**WRITTEN PROBLEM**
Exactly the lines from the one with "Reproduce this chart with matplotlib." through the one with "plt.rcParams['font.family'] = ['Lato', 'DejaVu", inclusive, are to be repeated, and the pictures are not.

**EXCERPTED RECORDS**
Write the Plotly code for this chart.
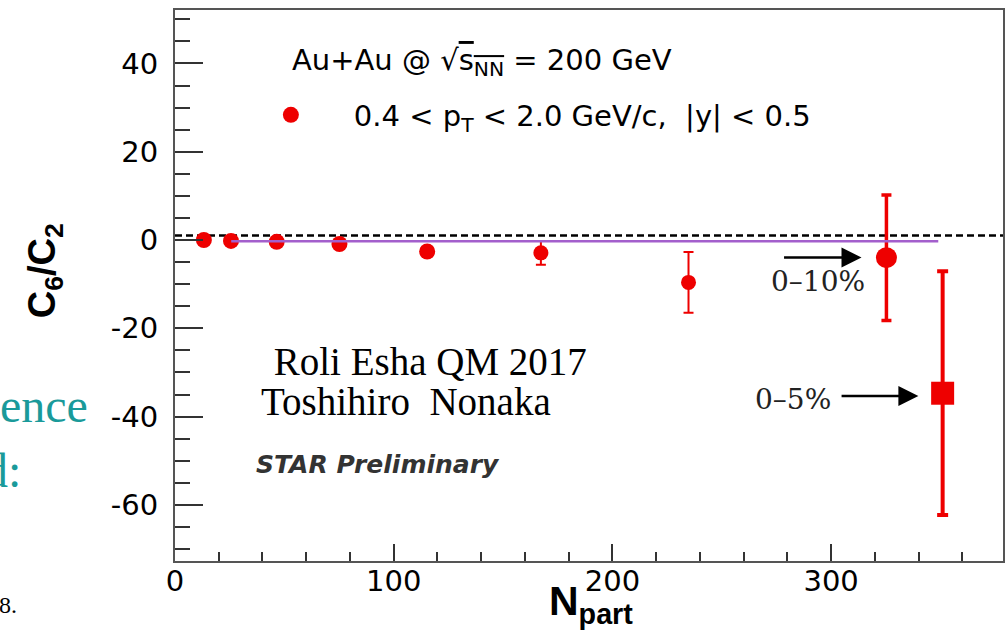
import plotly.graph_objects as go

# C6/C2 versus N_part, Au+Au at 200 GeV (centrality bins from peripheral to 0-10%)
npart = [13.2, 25.6, 46.5, 75.2, 115.3, 167.3, 234.8, 325.3]
c6_c2 = [0.0, -0.2, -0.4, -0.9, -2.6, -2.9, -9.6, -4.0]
c6_c2_err = [0.0, 0.0, 0.0, 0.0, 0.0, 2.7, 6.9, 14.2]

# 0-5% most central bin
npart_05 = [351.0]
c6_c2_05 = [-34.7]
c6_c2_05_err = [27.6]

# baseline curve
baseline_npart = [25.7, 349.0]
baseline_c6_c2 = [-0.25, -0.25]

# dashed reference level
reference_level = 1.0

# axis ticks (labels written with a plain hyphen)
x_tick_vals = [0, 100, 200, 300]
x_tick_text = ["0", "100", "200", "300"]
y_tick_vals = [-60, -40, -20, 0, 20, 40]
y_tick_text = ["-60", "-40", "-20", "0", "20", "40"]

x_range = [0, 378.6]
y_range = [-72.7, 52.1]

W, H = 1006, 642
ML, MR, MT, MB = 175, 1, 10, 81
PW, PH = W - ML - MR, H - MT - MB


def px(x):
    return (x - ML) / PW


def py(y):
    return (H - MB - y) / PH


RED = "#ee0000"
PURPLE = "#a35fcc"
AXIS = "#555555"
TICK = "#333333"

fig = go.Figure()

# peripheral bins without visible errors
fig.add_trace(go.Scatter(
    x=npart[:5], y=c6_c2[:5], mode="markers",
    marker=dict(color=RED, size=16, symbol="circle"),
    name="0.4 &lt; p<sub>T</sub> &lt; 2.0 GeV/c,  |y| &lt; 0.5",
    showlegend=True,
))
# mid-central bins
fig.add_trace(go.Scatter(
    x=npart[5:7], y=c6_c2[5:7], mode="markers",
    marker=dict(color=RED, size=15),
    error_y=dict(type="data", array=c6_c2_err[5:7], color=RED, thickness=2, width=5),
    showlegend=False,
))
# 0-10%
fig.add_trace(go.Scatter(
    x=npart[7:], y=c6_c2[7:], mode="markers",
    marker=dict(color=RED, size=21),
    error_y=dict(type="data", array=c6_c2_err[7:], color=RED, thickness=3.5, width=5),
    showlegend=False,
))
# 0-5%
fig.add_trace(go.Scatter(
    x=npart_05, y=c6_c2_05, mode="markers",
    marker=dict(color=RED, size=23, symbol="square"),
    error_y=dict(type="data", array=c6_c2_05_err, color=RED, thickness=4, width=5.5),
    showlegend=False,
))
# baseline
fig.add_trace(go.Scatter(
    x=baseline_npart, y=baseline_c6_c2, mode="lines",
    line=dict(color=PURPLE, width=2.5), showlegend=False,
))

fig.add_shape(type="line", xref="paper", yref="y", x0=0, x1=1,
              y0=reference_level, y1=reference_level,
              line=dict(color="black", width=2.5, dash="7px,4px"), layer="below")

tick_font = dict(family="DejaVu Sans", size=29, color="black")

fig.update_xaxes(
    range=x_range, showline=True, linecolor=AXIS, linewidth=2, mirror=True,
    ticks="inside", ticklen=17, tickwidth=1.5, tickcolor=TICK,
    tickmode="array", tickvals=x_tick_vals, ticktext=x_tick_text,
    showgrid=False, zeroline=False,
    minor=dict(dtick=20, tick0=0, ticks="inside", ticklen=9, tickwidth=1.5,
               tickcolor=TICK, showgrid=False),
    tickfont=tick_font, ticklabelstandoff=-7,
)
fig.update_yaxes(
    range=y_range, showline=True, linecolor=AXIS, linewidth=2, mirror=True,
    ticks="inside", ticklen=28, tickwidth=1.5, tickcolor=TICK,
    tickmode="array", tickvals=y_tick_vals, ticktext=y_tick_text,
    showgrid=False, zeroline=False,
    minor=dict(dtick=5, tick0=0, ticks="inside", ticklen=15, tickwidth=1.5,
               tickcolor=TICK, showgrid=False),
    tickfont=tick_font, ticklabelstandoff=9,
)

annotations = [
    # axis titles
    dict(text="C<sub>6</sub>/C<sub>2</sub>", x=px(45), y=py(271), textangle=-90,
         xanchor="center",
         font=dict(family="Liberation Sans", size=38, color="black", weight="bold")),
    dict(text="N<sub>part</sub>", x=px(592), y=py(604), xanchor="center",
         font=dict(family="Liberation Sans", size=41, color="black", weight="bold")),
    # header
    dict(text="Au+Au @ √<span style='text-decoration:overline'>s<sub>NN</sub></span> = 200 GeV",
         x=px(290), y=py(62), xanchor="left",
         font=dict(family="DejaVu Sans", size=29, color="black")),
    # centrality labels
    dict(text="0–10%", x=px(820), y=py(281), xanchor="center",
         font=dict(family="DejaVu Serif", size=28, color="#222222")),
    dict(text="0–5%", x=px(794), y=py(400), xanchor="center",
         font=dict(family="DejaVu Serif", size=28, color="#222222")),
    # credits
    dict(text=" Roli Esha QM 2017", x=px(262), y=py(361), xanchor="left",
         font=dict(family="Liberation Serif", size=39, color="black")),
    dict(text="Toshihiro  Nonaka", x=px(259), y=py(402), xanchor="left",
         font=dict(family="Liberation Serif", size=39, color="black")),
    dict(text="STAR Preliminary", x=px(254), y=py(464), xanchor="left",
         font=dict(family="DejaVu Sans", size=25, color="#333333", weight="bold", style="italic")),
    # slide text at the left edge
    dict(text="ence", x=px(90), y=py(405), xanchor="right",
         font=dict(family="Liberation Serif", size=48, color="#1a9a9a")),
    dict(text="d:", x=px(23), y=py(470), xanchor="right",
         font=dict(family="Liberation Serif", size=48, color="#1a9a9a")),
    dict(text="8.", x=px(19), y=py(605), xanchor="right",
         font=dict(family="Liberation Serif", size=24, color="black")),
]
for a in annotations:
    a.setdefault("xref", "paper")
    a.setdefault("yref", "paper")
    a.setdefault("showarrow", False)
    a.setdefault("yanchor", "middle")
    fig.add_annotation(**a)

# arrows pointing to the central bins
for tail_x, head_x, level in [(277.8, 313.9, -3.96), (304.1, 339.9, -35.3)]:
    fig.add_annotation(x=head_x, y=level, ax=tail_x, ay=level, xref="x", yref="y",
                       axref="x", ayref="y", text="", showarrow=True,
                       arrowhead=2, arrowsize=1.6, arrowwidth=2.5, arrowcolor="black",
                       standoff=0)

fig.update_layout(
    width=W, height=H,
    margin=dict(l=ML, r=MR, t=MT, b=MB, pad=0),
    paper_bgcolor="white", plot_bgcolor="white",
    showlegend=True,
    legend=dict(x=px(228), y=py(115), xanchor="left", yanchor="middle",
                bgcolor="rgba(0,0,0,0)", borderwidth=0, itemwidth=116,
                font=dict(family="DejaVu Sans", size=29, color="black")),
)

fig.write_html("out.html")
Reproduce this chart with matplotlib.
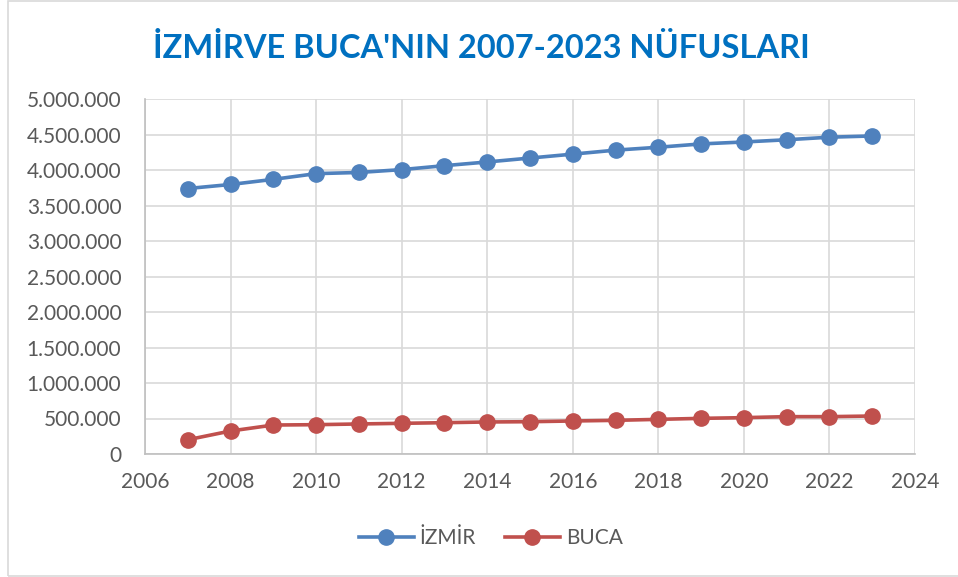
import matplotlib
matplotlib.use("Agg")
import matplotlib.pyplot as plt
from matplotlib.ticker import FuncFormatter, MultipleLocator
from matplotlib.patches import Rectangle

plt.rcParams['font.family'] = ['Lato', 'DejaVu Sans']

years = list(range(2007, 2024))
izmir = [3739353, 3795978, 3868308, 3948848, 3965232, 4005459, 4061074, 4113072,
         4168415, 4223545, 4279677, 4320519, 4367251, 4394694, 4425789, 4462056,
         4479525]
buca = [201000, 324000, 408000, 413000, 423000, 432000, 441000, 451000,
        455000, 465000, 474000, 488000, 502000, 512000, 526000, 526000,
        535000]

title = "İZMİRVE BUCA'NIN 2007-2023 NÜFUSLARI"
series_names = ["İZMİR", "BUCA"]
colors = ["#4F81BD", "#C0504D"]

fig = plt.figure(figsize=(9.58, 5.77), dpi=100)
ax = fig.add_axes([145 / 958, 1 - 454 / 577, 770 / 958, 355 / 577])

for vals, name, c in zip([izmir, buca], series_names, colors):
    ax.plot(years, vals, color=c, lw=2.6, marker="o", markersize=11,
            label=name, zorder=3)

ax.set_xlim(2006, 2024)
ax.set_ylim(0, 5000000)
ax.xaxis.set_major_locator(MultipleLocator(2))
ax.yaxis.set_major_locator(MultipleLocator(500000))
ax.yaxis.set_major_formatter(FuncFormatter(lambda v, p: f"{int(v):,}".replace(",", ".")))

ax.grid(True, color="#D9D9D9", lw=1.2)
ax.set_axisbelow(True)
for s in ["top", "right"]:
    ax.spines[s].set_visible(False)
for s in ["left", "bottom"]:
    ax.spines[s].set_color("#BFBFBF")
    ax.spines[s].set_linewidth(1.2)
ax.tick_params(length=0, labelsize=15, colors="#595959")
ax.tick_params(axis="y", pad=17)
ax.tick_params(axis="x", pad=13)

fig.text(0.503, 1 - 48 / 577, title, ha="center", va="center",
         fontsize=23.5, fontweight="bold", color="#0070C0")

fig.legend(loc="center", bbox_to_anchor=(491 / 958, 1 - 538 / 577), ncol=2,
           frameon=False, fontsize=15, handlelength=2.6, columnspacing=1.4,
           labelcolor="#595959", handletextpad=0.3)

fig.patches.append(Rectangle((8 / 958, 1 / 577), 1.0, 575 / 577,
                             transform=fig.transFigure, fill=False,
                             edgecolor="#D9D9D9", lw=1.2))

fig.savefig("out.png", dpi=100)
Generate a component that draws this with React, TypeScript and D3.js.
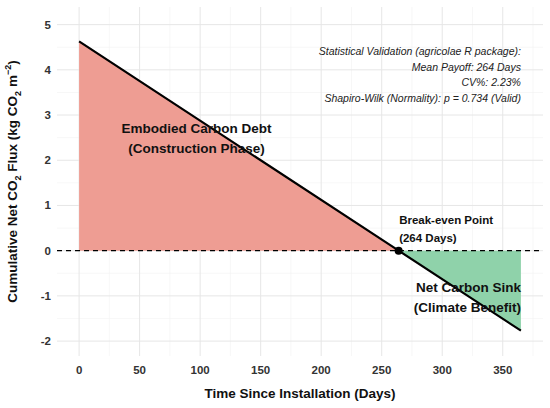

**FULL SOLUTION**
Reproduce this chart with matplotlib.
import matplotlib
matplotlib.use("Agg")
import matplotlib.pyplot as plt
from matplotlib.ticker import FuncFormatter, MultipleLocator
from matplotlib.patches import Rectangle

plt.rcParams['font.family'] = ['Lato', 'DejaVu Sans']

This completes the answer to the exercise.